Eagle Face Oatmeal Stout 1.2

I’ve brewed my house oatmeal stout recipe twice previously, and both times it has been a winner. Looking towards my keg rotation, I thought it would be nice to roll this one out for 2016. I’ll note that this is the third time I’ve brewed this one in essentially the same form–probably a record for my home brewery.

The primary minor change to this batch versus the others has been to use “old fashioned oatmeal” out of the pantry instead of the flaked oats from the brewshop. Based on my reading, they are essentially the same thing. Many brewing forums tout using oats from the grocery store as cheaper–however, I think this is fairly overstated, particularly for the amounts of oats used in most recipes. In some cases, even, the brewshop oats are cheaper! And ever in the worst-case scenario, it’s a savings of a few cents at most. Thus, the “wisdom” of grocery store products being a massive savings over the homebrew shop products is not entirely correct here. I think the primary utility is as a quick alternative if you need to add oats flavor but forgot to buy them with the rest of your grains.

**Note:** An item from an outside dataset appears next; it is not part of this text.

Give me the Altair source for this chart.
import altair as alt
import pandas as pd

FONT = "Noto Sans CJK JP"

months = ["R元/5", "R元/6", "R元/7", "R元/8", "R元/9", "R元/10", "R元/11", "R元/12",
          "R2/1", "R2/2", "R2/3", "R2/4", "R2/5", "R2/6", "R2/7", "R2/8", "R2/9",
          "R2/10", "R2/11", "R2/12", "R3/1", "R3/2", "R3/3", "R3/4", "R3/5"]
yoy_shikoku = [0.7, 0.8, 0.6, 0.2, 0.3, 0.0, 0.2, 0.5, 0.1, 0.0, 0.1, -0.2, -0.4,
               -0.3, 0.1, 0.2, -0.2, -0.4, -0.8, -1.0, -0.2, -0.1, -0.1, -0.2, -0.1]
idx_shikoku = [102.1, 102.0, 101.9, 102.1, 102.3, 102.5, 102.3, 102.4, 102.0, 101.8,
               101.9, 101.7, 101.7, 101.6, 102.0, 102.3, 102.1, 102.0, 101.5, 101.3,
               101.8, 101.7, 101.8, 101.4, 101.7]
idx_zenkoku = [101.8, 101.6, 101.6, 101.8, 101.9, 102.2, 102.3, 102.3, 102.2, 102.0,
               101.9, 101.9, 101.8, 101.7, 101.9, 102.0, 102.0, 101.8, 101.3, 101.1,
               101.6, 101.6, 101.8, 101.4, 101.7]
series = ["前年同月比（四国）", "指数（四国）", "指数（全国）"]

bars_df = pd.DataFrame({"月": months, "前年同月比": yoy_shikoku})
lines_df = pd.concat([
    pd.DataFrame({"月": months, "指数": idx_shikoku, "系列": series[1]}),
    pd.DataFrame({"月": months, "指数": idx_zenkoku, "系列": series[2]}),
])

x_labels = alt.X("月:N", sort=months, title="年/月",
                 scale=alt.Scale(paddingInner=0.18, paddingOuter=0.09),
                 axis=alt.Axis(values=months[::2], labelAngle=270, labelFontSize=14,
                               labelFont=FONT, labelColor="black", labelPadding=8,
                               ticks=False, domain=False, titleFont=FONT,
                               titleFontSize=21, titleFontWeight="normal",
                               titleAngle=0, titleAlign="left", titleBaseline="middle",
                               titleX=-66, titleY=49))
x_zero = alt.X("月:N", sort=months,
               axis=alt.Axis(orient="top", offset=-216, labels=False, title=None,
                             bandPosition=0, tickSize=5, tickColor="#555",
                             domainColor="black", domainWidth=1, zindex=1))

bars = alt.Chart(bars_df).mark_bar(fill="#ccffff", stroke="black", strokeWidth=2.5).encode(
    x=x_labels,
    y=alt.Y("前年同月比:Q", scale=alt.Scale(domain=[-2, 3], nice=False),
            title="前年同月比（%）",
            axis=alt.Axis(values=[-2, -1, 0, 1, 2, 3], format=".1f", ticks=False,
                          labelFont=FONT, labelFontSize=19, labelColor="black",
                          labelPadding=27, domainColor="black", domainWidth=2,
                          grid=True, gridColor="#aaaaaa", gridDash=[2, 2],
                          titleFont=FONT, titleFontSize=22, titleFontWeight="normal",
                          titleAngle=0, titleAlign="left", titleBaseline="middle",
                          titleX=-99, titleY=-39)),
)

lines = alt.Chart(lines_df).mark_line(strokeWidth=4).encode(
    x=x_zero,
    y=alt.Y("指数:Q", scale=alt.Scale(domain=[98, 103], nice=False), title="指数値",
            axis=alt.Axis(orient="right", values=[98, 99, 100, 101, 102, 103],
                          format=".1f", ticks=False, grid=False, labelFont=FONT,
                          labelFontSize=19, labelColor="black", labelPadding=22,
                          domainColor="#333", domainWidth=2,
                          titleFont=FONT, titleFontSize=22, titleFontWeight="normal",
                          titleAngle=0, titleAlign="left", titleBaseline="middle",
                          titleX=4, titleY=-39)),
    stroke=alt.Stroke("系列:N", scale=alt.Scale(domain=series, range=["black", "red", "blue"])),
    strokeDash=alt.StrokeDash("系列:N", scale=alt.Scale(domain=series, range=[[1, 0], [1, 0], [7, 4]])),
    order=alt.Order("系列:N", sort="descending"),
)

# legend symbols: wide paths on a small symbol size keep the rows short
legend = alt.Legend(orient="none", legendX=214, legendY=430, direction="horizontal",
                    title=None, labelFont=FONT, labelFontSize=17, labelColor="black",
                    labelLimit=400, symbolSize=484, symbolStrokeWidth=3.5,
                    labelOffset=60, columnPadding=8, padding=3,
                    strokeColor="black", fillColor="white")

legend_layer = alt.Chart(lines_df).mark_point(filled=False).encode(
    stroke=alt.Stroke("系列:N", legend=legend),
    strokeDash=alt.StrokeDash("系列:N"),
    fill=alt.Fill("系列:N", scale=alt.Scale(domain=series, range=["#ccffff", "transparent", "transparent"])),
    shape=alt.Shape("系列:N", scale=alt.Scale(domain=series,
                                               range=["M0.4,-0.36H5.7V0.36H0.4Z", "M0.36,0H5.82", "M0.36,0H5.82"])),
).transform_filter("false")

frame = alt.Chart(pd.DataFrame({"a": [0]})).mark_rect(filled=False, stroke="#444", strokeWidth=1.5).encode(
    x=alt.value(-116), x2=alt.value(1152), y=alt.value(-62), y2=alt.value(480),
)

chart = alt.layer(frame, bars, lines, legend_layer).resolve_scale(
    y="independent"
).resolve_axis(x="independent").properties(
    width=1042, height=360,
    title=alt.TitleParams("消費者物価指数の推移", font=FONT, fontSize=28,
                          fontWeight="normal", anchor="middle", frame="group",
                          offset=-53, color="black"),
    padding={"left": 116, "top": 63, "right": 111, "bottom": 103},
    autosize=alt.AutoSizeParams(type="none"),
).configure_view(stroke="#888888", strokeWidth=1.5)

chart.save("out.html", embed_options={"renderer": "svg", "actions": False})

Eagle Face Oatmeal Stout 1.2
  • 8.5 lbs. 2 row malt (Great Western)
  • 1.25 lbs. old-fashioned oats
  • 1 lb. 80° L crystal malt
  • 1 lb. Victory malt
  • 0.75 lb. chocolate malt
  • 0.5 lb. roasted barley (Simpsons)
  • 0.3 lb. rice hulls
  • 1 tsp. Irish moss, 10 minute boil
  • 1.1 oz. Northern Brewer hops pellets (9.9% alpha, 4.5% beta), 60 minute boil
  • 1 pkg. English Ale yeast (White Labs WLP002, 0.9 L starter)
  • Three days before brewing, I began a 1.5L starter (191 g of extra light DME and ~.5 tsp of yeast nutrient in 1.75L of water, for a target gravity of 1.040). After 48 hours, I decanted 0.6L for future use and cold-crashed the rest of the starter.

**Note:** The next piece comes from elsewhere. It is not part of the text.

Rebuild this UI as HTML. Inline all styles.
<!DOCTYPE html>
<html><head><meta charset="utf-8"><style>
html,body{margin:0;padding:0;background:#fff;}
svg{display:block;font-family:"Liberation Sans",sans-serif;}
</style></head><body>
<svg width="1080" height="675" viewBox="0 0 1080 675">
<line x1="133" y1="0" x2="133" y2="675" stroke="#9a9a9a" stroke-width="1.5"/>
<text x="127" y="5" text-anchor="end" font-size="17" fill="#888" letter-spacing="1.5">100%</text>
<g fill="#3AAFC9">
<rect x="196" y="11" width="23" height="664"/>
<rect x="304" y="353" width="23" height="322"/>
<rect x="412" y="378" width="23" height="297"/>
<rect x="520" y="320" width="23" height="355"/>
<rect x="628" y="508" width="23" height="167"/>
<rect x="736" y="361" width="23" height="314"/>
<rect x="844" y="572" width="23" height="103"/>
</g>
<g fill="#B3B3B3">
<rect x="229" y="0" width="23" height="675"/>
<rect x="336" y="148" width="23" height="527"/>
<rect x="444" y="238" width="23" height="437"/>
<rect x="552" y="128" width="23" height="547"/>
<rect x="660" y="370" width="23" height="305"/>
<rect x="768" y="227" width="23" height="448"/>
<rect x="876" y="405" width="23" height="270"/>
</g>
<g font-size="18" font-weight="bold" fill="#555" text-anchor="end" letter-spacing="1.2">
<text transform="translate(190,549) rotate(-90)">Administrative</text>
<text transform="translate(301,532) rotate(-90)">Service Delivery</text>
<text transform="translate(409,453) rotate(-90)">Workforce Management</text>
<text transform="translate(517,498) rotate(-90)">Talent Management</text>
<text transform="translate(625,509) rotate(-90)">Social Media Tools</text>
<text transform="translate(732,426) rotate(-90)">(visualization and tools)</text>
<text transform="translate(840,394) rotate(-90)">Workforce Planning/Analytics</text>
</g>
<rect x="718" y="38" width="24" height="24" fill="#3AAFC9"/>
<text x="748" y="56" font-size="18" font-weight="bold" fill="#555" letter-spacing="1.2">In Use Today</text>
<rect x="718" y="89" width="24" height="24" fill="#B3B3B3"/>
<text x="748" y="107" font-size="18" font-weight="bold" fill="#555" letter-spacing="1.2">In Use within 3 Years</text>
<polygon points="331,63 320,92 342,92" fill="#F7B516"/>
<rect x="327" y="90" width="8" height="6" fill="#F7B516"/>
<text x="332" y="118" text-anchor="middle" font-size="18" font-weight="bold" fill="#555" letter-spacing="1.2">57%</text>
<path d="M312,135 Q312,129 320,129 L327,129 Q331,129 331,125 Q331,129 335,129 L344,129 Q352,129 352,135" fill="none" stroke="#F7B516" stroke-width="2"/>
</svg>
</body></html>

  • I mashed in with 5 gallons of water at 170°, and hit 156.5° for my mash-in temperature. The mash had dropped to 155° after 30 minutes and was down to 153.4° after 50 minutes.
  • After 60 minutes, I added 0.5 gallons of 162° water, let this sit for 10 minutes, vorlaufed, and collected the first runnings. Then, I added 3.75 gallons of water at 185°, which raised the mash bed to 162°. I let this sit for 10 minutes, vorlaufed, and collected the remainder of the wort.

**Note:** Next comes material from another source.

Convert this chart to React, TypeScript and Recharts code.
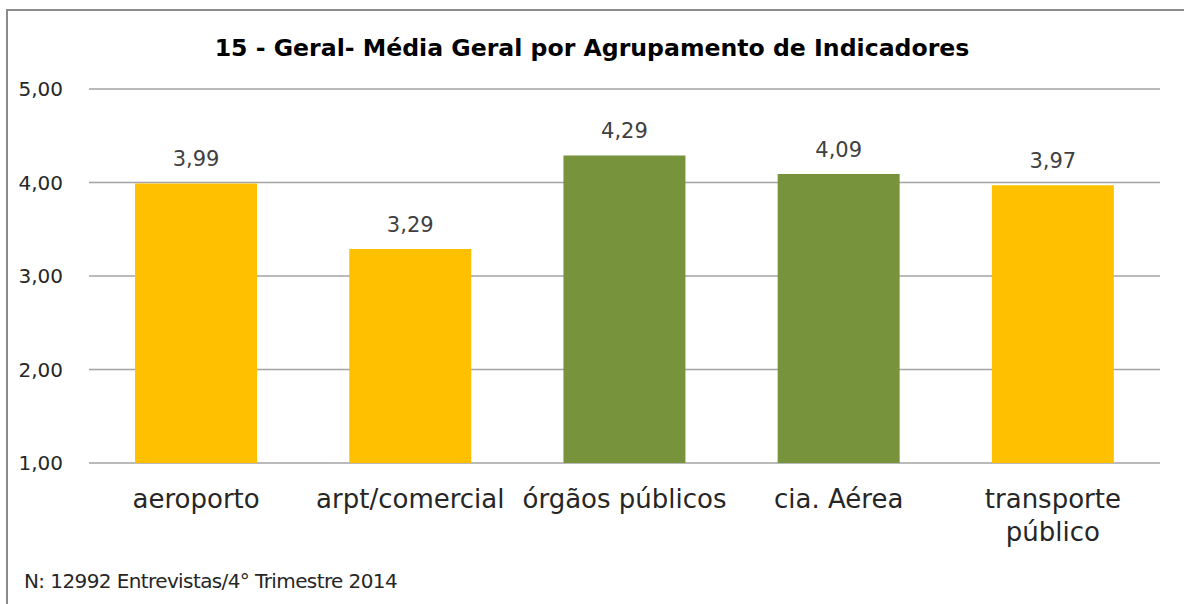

  • All together, I collected 6.8 gallons of wort with a gravity of 1.049, for a mash efficiency of 72%. I note that the relatively small quantity of rice hulls seemed to be just fine for this recipe.
  • I brought the wort to a boil, adding the hops and Irish moss as scheduled.
  • After 60 minutes of boiling, I turned off the heat and chilled the wort to 75°. The final yield was ~6 gallons of wort with a gravity of 1.060. I decanted most of the spent wort from the starter, and pitched the yeast slurry before sealing up the fermenter.
  • I brewed this beer on Sunday, January 3, 2016 (first brew of the year!). It will be fermenting at 68°.